▸ What needs to be done
Write out each line of the listing as it stands, without the images.

▸ Data excerpt
+++
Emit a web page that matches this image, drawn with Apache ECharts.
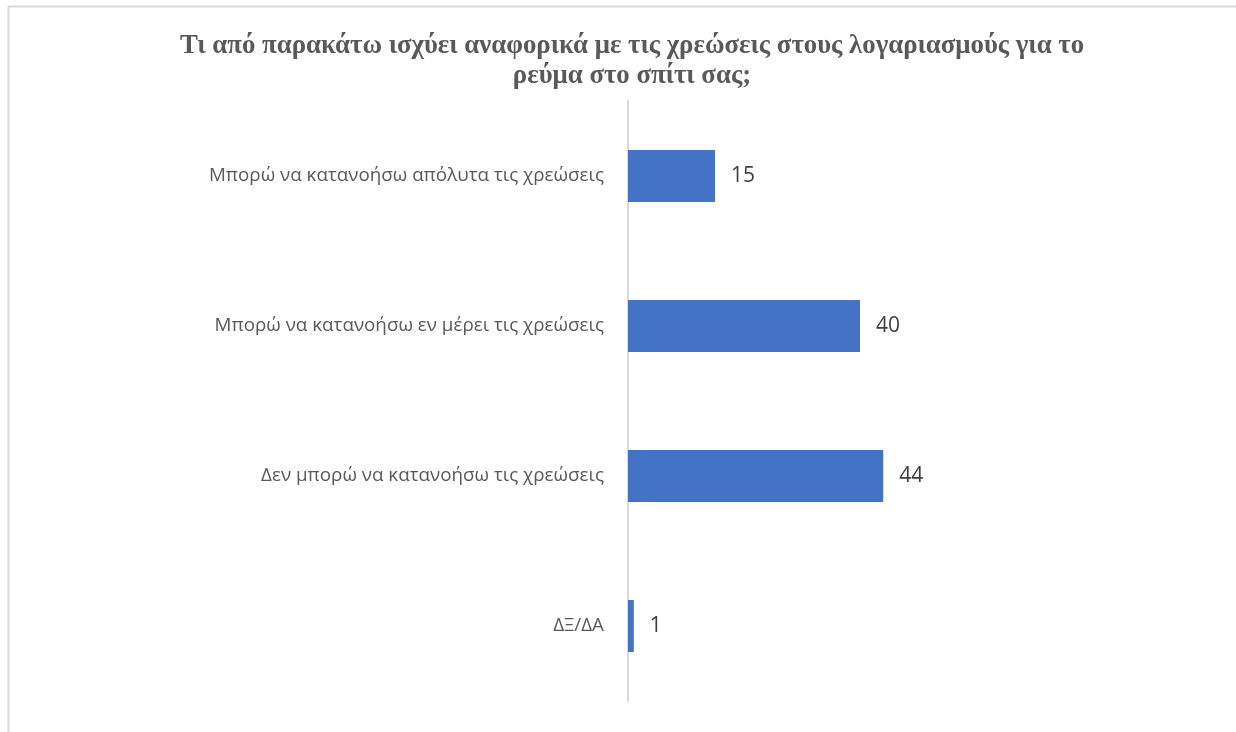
<!DOCTYPE html>
<html>
<head>
<meta charset="utf-8">
<script src="https://cdn.jsdelivr.net/npm/echarts@6/dist/echarts.min.js"></script>
<style>
  html, body { margin: 0; padding: 0; background: #fff; }
  #chart { width: 1236px; height: 732px; }
</style>
</head>
<body>
<div id="chart"></div>
<script>
// Survey answers, listed top to bottom
const categories = [
  'Μπορώ να κατανοήσω απόλυτα τις χρεώσεις',
  'Μπορώ να κατανοήσω εν μέρει τις χρεώσεις',
  'Δεν μπορώ να κατανοήσω τις χρεώσεις',
  'ΔΞ/ΔΑ'
];
const values = [15, 40, 44, 1];
const titleText = 'Τι από παρακάτω ισχύει αναφορικά με τις χρεώσεις στους λογαριασμούς για το\nρεύμα στο σπίτι σας;';

const chart = echarts.init(document.getElementById('chart'), null, { renderer: 'canvas' });

chart.setOption({
  backgroundColor: '#ffffff',
  animation: false,
  graphic: [{
    type: 'rect',
    left: 6, top: 4,
    shape: { width: 1300, height: 800 },
    style: { fill: 'none', stroke: '#d9d9d9', lineWidth: 2 },
    silent: true
  }],
  title: {
    text: titleText,
    left: 627,
    textAlign: 'center',
    top: 26,
    textStyle: {
      fontFamily: '"Liberation Serif", "Times New Roman", serif',
      fontWeight: 'bold',
      fontSize: 26.8,
      lineHeight: 30,
      color: '#595959'
    }
  },
  grid: { left: 628, top: 101, right: 28, bottom: 31, containLabel: false },
  xAxis: {
    type: 'value',
    min: 0, max: 100,
    show: false
  },
  yAxis: {
    type: 'category',
    inverse: true,
    data: categories,
    axisLine: { show: true, lineStyle: { color: '#d9d9d9', width: 2 } },
    axisTick: { show: false },
    axisLabel: {
      margin: 24,
      fontFamily: '"Open Sans", "Noto Sans", sans-serif',
      fontSize: 18.8,
      color: '#595959'
    }
  },
  series: [{
    type: 'bar',
    data: values,
    barWidth: 52,
    itemStyle: { color: '#4472c4' },
    label: {
      show: true,
      position: 'right',
      distance: 16,
      fontFamily: '"Open Sans", "Noto Sans", sans-serif',
      fontSize: 21,
      color: '#404040'
    }
  }]
});
</script>
</body>
</html>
+++
▸ Answer to this problem
Emit a web page that matches this image, drawn with Apache ECharts.
<!DOCTYPE html>
<html>
<head>
<meta charset="utf-8">
<script src="https://cdn.jsdelivr.net/npm/echarts@6/dist/echarts.min.js"></script>
<style>
  html, body { margin: 0; padding: 0; background: #fff; }
  #chart { width: 1236px; height: 732px; }
</style>
</head>
<body>
<div id="chart"></div>
<script>
// Survey answers, listed top to bottom
const categories = [
  'Μπορώ να κατανοήσω απόλυτα τις χρεώσεις',
  'Μπορώ να κατανοήσω εν μέρει τις χρεώσεις',
  'Δεν μπορώ να κατανοήσω τις χρεώσεις',
  'ΔΞ/ΔΑ'
];
const values = [15, 40, 44, 1];
const titleText = 'Τι από παρακάτω ισχύει αναφορικά με τις χρεώσεις στους λογαριασμούς για το\nρεύμα στο σπίτι σας;';

const chart = echarts.init(document.getElementById('chart'), null, { renderer: 'canvas' });

chart.setOption({
  backgroundColor: '#ffffff',
  animation: false,
  graphic: [{
    type: 'rect',
    left: 6, top: 4,
    shape: { width: 1300, height: 800 },
    style: { fill: 'none', stroke: '#d9d9d9', lineWidth: 2 },
    silent: true
  }],
  title: {
    text: titleText,
    left: 627,
    textAlign: 'center',
    top: 26,
    textStyle: {
      fontFamily: '"Liberation Serif", "Times New Roman", serif',
      fontWeight: 'bold',
      fontSize: 26.8,
      lineHeight: 30,
      color: '#595959'
    }
  },
  grid: { left: 628, top: 101, right: 28, bottom: 31, containLabel: false },
  xAxis: {
    type: 'value',
    min: 0, max: 100,
    show: false
  },
  yAxis: {
    type: 'category',
    inverse: true,
    data: categories,
    axisLine: { show: true, lineStyle: { color: '#d9d9d9', width: 2 } },
    axisTick: { show: false },
    axisLabel: {
      margin: 24,
      fontFamily: '"Open Sans", "Noto Sans", sans-serif',
      fontSize: 18.8,
      color: '#595959'
    }
  },
  series: [{
    type: 'bar',
    data: values,
    barWidth: 52,
    itemStyle: { color: '#4472c4' },
    label: {
      show: true,
      position: 'right',
      distance: 16,
      fontFamily: '"Open Sans", "Noto Sans", sans-serif',
      fontSize: 21,
      color: '#404040'
    }
  }]
});
</script>
</body>
</html>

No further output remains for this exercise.